The time horizons of the current tightness in the labor market are hard to predict. In the long term (measured in decades), continued growth in the IT sector and in the use of IT by IT-intensive firms is highly likely. On the other hand, all sectors—as well as the economy at large—experience periods of greater and lesser growth (or even contraction). When they occur, downturns in the IT sector and in the IT-intensive industries may reduce the amount of IT work that they can supply, increase the number of workers who are available to do (or are trainable for) IT work, and reduce the value of capital available (e.g., stock options) for compensation of IT workers.

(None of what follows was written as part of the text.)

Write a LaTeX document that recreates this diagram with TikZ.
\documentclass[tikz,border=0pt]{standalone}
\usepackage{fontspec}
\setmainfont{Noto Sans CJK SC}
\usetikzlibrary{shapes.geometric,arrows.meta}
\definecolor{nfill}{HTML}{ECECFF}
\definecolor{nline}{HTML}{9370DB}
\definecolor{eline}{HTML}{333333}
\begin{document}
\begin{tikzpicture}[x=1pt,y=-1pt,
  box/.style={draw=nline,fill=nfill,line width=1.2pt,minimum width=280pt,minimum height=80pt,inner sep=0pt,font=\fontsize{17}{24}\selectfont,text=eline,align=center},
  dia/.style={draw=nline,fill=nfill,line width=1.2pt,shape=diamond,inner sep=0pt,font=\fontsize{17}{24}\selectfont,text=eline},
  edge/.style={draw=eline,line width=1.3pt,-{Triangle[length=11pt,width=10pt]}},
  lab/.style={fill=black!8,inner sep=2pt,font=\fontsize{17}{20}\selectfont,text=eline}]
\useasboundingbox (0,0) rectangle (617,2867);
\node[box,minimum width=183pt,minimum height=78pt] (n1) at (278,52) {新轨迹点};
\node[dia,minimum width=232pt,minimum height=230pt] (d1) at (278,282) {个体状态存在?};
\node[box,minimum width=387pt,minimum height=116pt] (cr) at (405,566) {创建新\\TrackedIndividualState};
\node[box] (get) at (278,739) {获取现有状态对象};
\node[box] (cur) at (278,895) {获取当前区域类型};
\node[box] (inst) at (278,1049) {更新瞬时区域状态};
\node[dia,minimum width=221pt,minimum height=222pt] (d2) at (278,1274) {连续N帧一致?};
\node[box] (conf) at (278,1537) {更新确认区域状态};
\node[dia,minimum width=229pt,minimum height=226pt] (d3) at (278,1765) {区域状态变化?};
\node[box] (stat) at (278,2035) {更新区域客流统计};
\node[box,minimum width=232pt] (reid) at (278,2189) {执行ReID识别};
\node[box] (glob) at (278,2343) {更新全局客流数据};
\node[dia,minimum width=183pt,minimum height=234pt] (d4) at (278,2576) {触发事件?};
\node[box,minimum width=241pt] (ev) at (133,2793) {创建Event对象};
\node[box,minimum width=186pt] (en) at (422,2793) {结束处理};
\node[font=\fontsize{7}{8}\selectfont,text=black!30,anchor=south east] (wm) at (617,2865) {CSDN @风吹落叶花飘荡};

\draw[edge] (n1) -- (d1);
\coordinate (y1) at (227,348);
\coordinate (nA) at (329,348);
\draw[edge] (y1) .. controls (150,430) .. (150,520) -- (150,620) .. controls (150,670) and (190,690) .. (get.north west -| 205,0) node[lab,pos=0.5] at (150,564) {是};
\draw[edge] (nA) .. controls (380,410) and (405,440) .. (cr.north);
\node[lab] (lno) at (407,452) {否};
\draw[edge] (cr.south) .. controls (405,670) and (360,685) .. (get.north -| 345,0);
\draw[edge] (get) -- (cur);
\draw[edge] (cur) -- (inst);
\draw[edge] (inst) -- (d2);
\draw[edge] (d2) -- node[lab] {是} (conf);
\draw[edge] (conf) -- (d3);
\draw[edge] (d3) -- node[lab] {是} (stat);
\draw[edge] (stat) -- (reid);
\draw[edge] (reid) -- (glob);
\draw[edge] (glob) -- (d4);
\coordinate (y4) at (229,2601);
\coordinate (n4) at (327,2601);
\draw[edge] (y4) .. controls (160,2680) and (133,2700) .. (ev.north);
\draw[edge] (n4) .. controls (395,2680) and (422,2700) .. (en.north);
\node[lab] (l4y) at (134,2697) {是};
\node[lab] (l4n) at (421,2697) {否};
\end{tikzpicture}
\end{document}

Such downturns are also likely to result in reduced demand for IT workers, with a consequent decline in the need for foreign temporary nonimmigrant IT workers and a slack labor market.
Current projections for job growth for Category 1 IT workers, which do not take into account the possibility of such downturns, indicate strong growth for the next decade, about 7 percent per year. Historically, such projections have understated actual growth rates by as much as a factor of 2.
Analytically, there are only a few ways of dealing with tightness in a labor market—to increase the productivity of individual workers so that a smaller number of workers can do the same work that a larger number of workers can do in the absence of productivity measures, and to increase the number of qualified workers. (Reducing demand for IT products and services, and hence the need for IT workers, is a third logical possibility, but one that contradicts the premise of continued growth in the use of IT.)
Productivity can in principle be increased through the use of tools (e.g., integrated programming environments) and/or the use of different organizational or managerial strategies (e.g., structuring projects with more “up-front” design effort to reduce “downstream” personnel needs). Over the past 40 years productivity gains have been achieved through new management paradigms and technology. Similar gains are likely in the future, although they are not likely to play a decisive role in reducing the current tightness in the IT labor market.
Approaches to increasing the supply of workers and making more effective use of the existing workforce are discussed in Chapter 6 and 7.